Her next moment to wow me was when she played against Heath Ledger (where their relationship started) in Brokeback Mountain. Ang Lee's film really showed off the whole cast's acting abilities (Anne Hathaway even surpassed herself) and was such a beautiful portrayal of being torn between duty and love. And even if people didn't enjoy the movie, it succeeded in rocking the boat of homophobes - showing off how stupid they really are. Win win. Michelle Williams' performance gave the audience a really tough job deciding where their sympathy lies and the love she exuded for her husband was so raw. This is probably due a lot to the fact they were at it like rabbits in the hair and make-up trailers. What a Stanislavski approach to acting - hats off.

Quite a big jump to 2011, which saw Blue Valentine when Williams' played the counterpart of the alcoholic Ryan Gosling. The film moved back and forth in time mapping out their turbulent relationship and when it ended I actually questioned the point of life and relationships. 'I think I don't want to fall in love. Ever.' Were my last thoughts that night, 'I shall pursue film and nothing else. Other than maybe knitting, my bed could do with a new throw.' Because I'd been told I would probably want to slit my wrists afterwards, I knew it was never going to end well and even during the scene when she receives cunnilingus to Penny & The Quarter's 'You and Me' (a moment I'd usually would probably rewind and watch again) all I could think was - No! It will never work out. You're a doctor, you should know better! For someone who wells up daily at Don't Tell The Bride on Really at dinnertime, their wedding did anything but release magical endorphins. But after I had survived the night and apologised to my cat and promised to love her again, I was astounded at how Williams had made me feel like that, how the audience had gone on that rollercoaster. I don't think I ever need to be trapped in a relationship where you're pulled between utter hatred and total infatuation because she did it for me. And I've got knitting now.

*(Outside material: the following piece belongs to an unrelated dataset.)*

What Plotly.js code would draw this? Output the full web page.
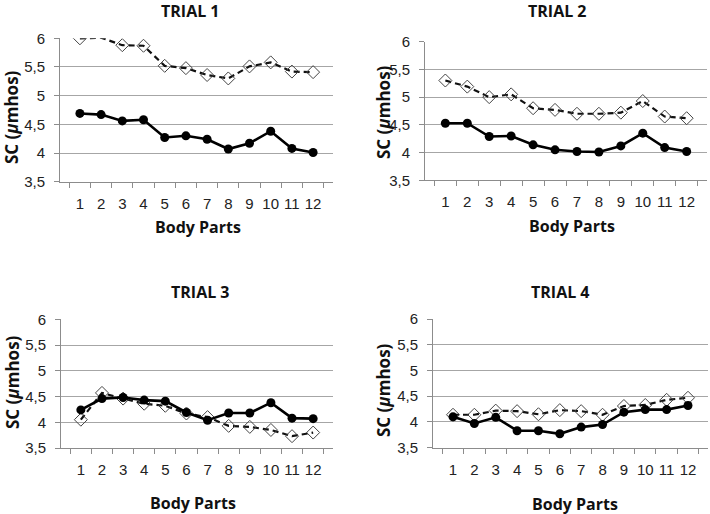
<!DOCTYPE html>
<html>
<head>
<meta charset="utf-8">
<script src="https://cdn.plot.ly/plotly-3.0.1.min.js"></script>
<style>html,body{margin:0;padding:0;background:#fff}#chart{width:710px;height:514px}</style>
</head>
<body>
<div id="chart"></div>
<script>
const bodyParts = ['1','2','3','4','5','6','7','8','9','10','11','12'];
const panelTitles = ['TRIAL 1','TRIAL 2','TRIAL 3','TRIAL 4'];
const yTickVals = [3.5, 4, 4.5, 5, 5.5, 6];
const yTickText = ['3,5', '4', '4,5', '5', '5,5', '6'];

const trial1Solid  = [4.69, 4.67, 4.56, 4.58, 4.27, 4.30, 4.24, 4.07, 4.17, 4.38, 4.08, 4.01];
const trial1Dashed = [6.00, 6.01, 5.88, 5.87, 5.52, 5.48, 5.36, 5.30, 5.51, 5.58, 5.42, 5.41];
const trial2Solid  = [4.53, 4.53, 4.29, 4.30, 4.14, 4.05, 4.02, 4.01, 4.12, 4.35, 4.09, 4.02];
const trial2Dashed = [5.30, 5.19, 5.00, 5.05, 4.80, 4.77, 4.70, 4.70, 4.72, 4.93, 4.65, 4.62];
const trial3Solid  = [4.24, 4.46, 4.48, 4.43, 4.41, 4.19, 4.04, 4.18, 4.18, 4.38, 4.08, 4.07];
const trial3Dashed = [4.05, 4.57, 4.46, 4.36, 4.32, 4.17, 4.10, 3.93, 3.91, 3.85, 3.73, 3.80];
const trial4Solid  = [4.10, 3.97, 4.09, 3.83, 3.83, 3.77, 3.90, 3.95, 4.19, 4.24, 4.24, 4.32];
const trial4Dashed = [4.14, 4.14, 4.22, 4.21, 4.15, 4.23, 4.21, 4.14, 4.31, 4.33, 4.43, 4.47];

const solidSeries = [trial1Solid, trial2Solid, trial3Solid, trial4Solid];
const dashedSeries = [trial1Dashed, trial2Dashed, trial3Dashed, trial4Dashed];

const W = 710, H = 514;
// plot areas in pixels: [left, right, top, bottom]
const boxes = [
  [60, 333, 38.3, 181.7],
  [425, 707, 41.7, 180.3],
  [61, 333, 319.3, 448],
  [433, 708, 319, 447.7]
];
const titlePos = [[191, 11], [557, 11], [200, 292], [560, 292]];
const xTitlePos = [[198, 227], [572, 226], [193, 503], [575, 504]];
const yTitlePos = [[12, 117], [383, 112], [12, 382], [383, 390]];

const data = [];
const layout = {
  width: W, height: H,
  margin: {l: 0, r: 0, t: 0, b: 0},
  paper_bgcolor: '#fff', plot_bgcolor: '#fff',
  showlegend: false,
  font: {family: 'Liberation Sans, Arial, sans-serif', color: '#222', size: 13},
  annotations: []
};

const titleFont = {family: 'Open Sans, sans-serif', size: 16, color: '#111', weight: 'bold'};

for (let i = 0; i < 4; i++) {
  const n = i === 0 ? '' : String(i + 1);
  const xa = 'x' + n, ya = 'y' + n;
  data.push({
    x: bodyParts, y: dashedSeries[i], xaxis: xa, yaxis: ya,
    type: 'scatter', mode: 'lines+markers',
    line: {color: '#111', width: 2.2, dash: '6px,4px'},
    marker: {symbol: 'diamond-open', size: 10, color: '#444', line: {width: 1, color: '#444'}},
    cliponaxis: true
  });
  data.push({
    x: bodyParts, y: solidSeries[i], xaxis: xa, yaxis: ya,
    type: 'scatter', mode: 'lines+markers',
    line: {color: '#000', width: 2.6},
    marker: {symbol: 'circle', size: 9, color: '#000'},
    cliponaxis: false
  });
  const b = boxes[i];
  layout['xaxis' + n] = {
    type: 'category',
    domain: [b[0] / W, b[1] / W],
    anchor: ya,
    showgrid: false, zeroline: false,
    showline: true, linecolor: '#8c8c8c', linewidth: 1,
    ticks: 'outside', tickson: 'boundaries', ticklen: 5, tickcolor: '#8c8c8c',
    tickangle: 0,
    ticklabelstandoff: 8,
    tickfont: {family: 'Liberation Sans, Arial, sans-serif', size: 15, color: '#222'},
    fixedrange: true
  };
  layout['yaxis' + n] = {
    domain: [1 - b[3] / H, 1 - b[2] / H],
    anchor: xa,
    range: [3.5, 6],
    tickmode: 'array', tickvals: yTickVals, ticktext: yTickText,
    showgrid: true, gridcolor: '#a6a6a6', gridwidth: 1,
    zeroline: false,
    showline: true, linecolor: '#8c8c8c', linewidth: 1,
    ticks: 'outside', ticklen: 5, tickcolor: '#8c8c8c',
    ticklabelstandoff: 6,
    tickfont: {family: 'Liberation Sans, Arial, sans-serif', size: 15, color: '#222'},
    fixedrange: true
  };
  layout.annotations.push({
    text: panelTitles[i], xref: 'paper', yref: 'paper',
    x: titlePos[i][0] / W, y: 1 - titlePos[i][1] / H,
    xanchor: 'center', yanchor: 'middle', showarrow: false, font: titleFont
  });
  layout.annotations.push({
    text: 'Body Parts', xref: 'paper', yref: 'paper',
    x: xTitlePos[i][0] / W, y: 1 - xTitlePos[i][1] / H,
    xanchor: 'center', yanchor: 'middle', showarrow: false, font: titleFont
  });
  layout.annotations.push({
    text: 'SC (<i>μ</i>mhos)', xref: 'paper', yref: 'paper',
    x: yTitlePos[i][0] / W, y: 1 - yTitlePos[i][1] / H,
    xanchor: 'center', yanchor: 'middle', textangle: -90, showarrow: false,
    font: {family: 'Open Sans, sans-serif', size: 17, color: '#111', weight: 'bold'}
  });
}

Plotly.newPlot('chart', data, layout, {staticPlot: true});
</script>
</body>
</html>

Michelle Williams' part as Marilyn was as every bit as sexy as I hoped she would be. Still too skinny for Monroe, but sexy nonetheless. Williams oozed beauty and elegance, capturing identical gestures and vocal structure. The film floundered in places as she had yet another hissy fit and I did check my watch a couple of times but her characterisation was mesmerising and the moments she shared with Eddie Redmayne were touching. We see her as Norma Jean surrounded by pills and hugely insecure without all the pretence of the lipstick and curves. Williams managed to switch between being Marilyn and Norma seamlessly and intrigued the audience by shifting without warning. Despite being aware that Marilyn would always return to her husband, Arthur Miller, we did feel for the boy who had shared these amazing experiences with a woman people could only fantasise about and wished that maybe they would end up together (or at least another frolic in a lake).

Michelle Williams is a well-deserved recipient of the award last week, her performances always bewitching, always honest and tangible. Since that day in 2001 when I watched a film that I liked purely on the fact there were two pairs of upside-down legs on the DVD cover and I thought that was cool (still do) to now, Michelle Williams has given performances that always prove effective at communicating the films message more than successfully to an audience. She gives performances where I have either desperately wanted to be her or anything but - Williams has always done it with conviction.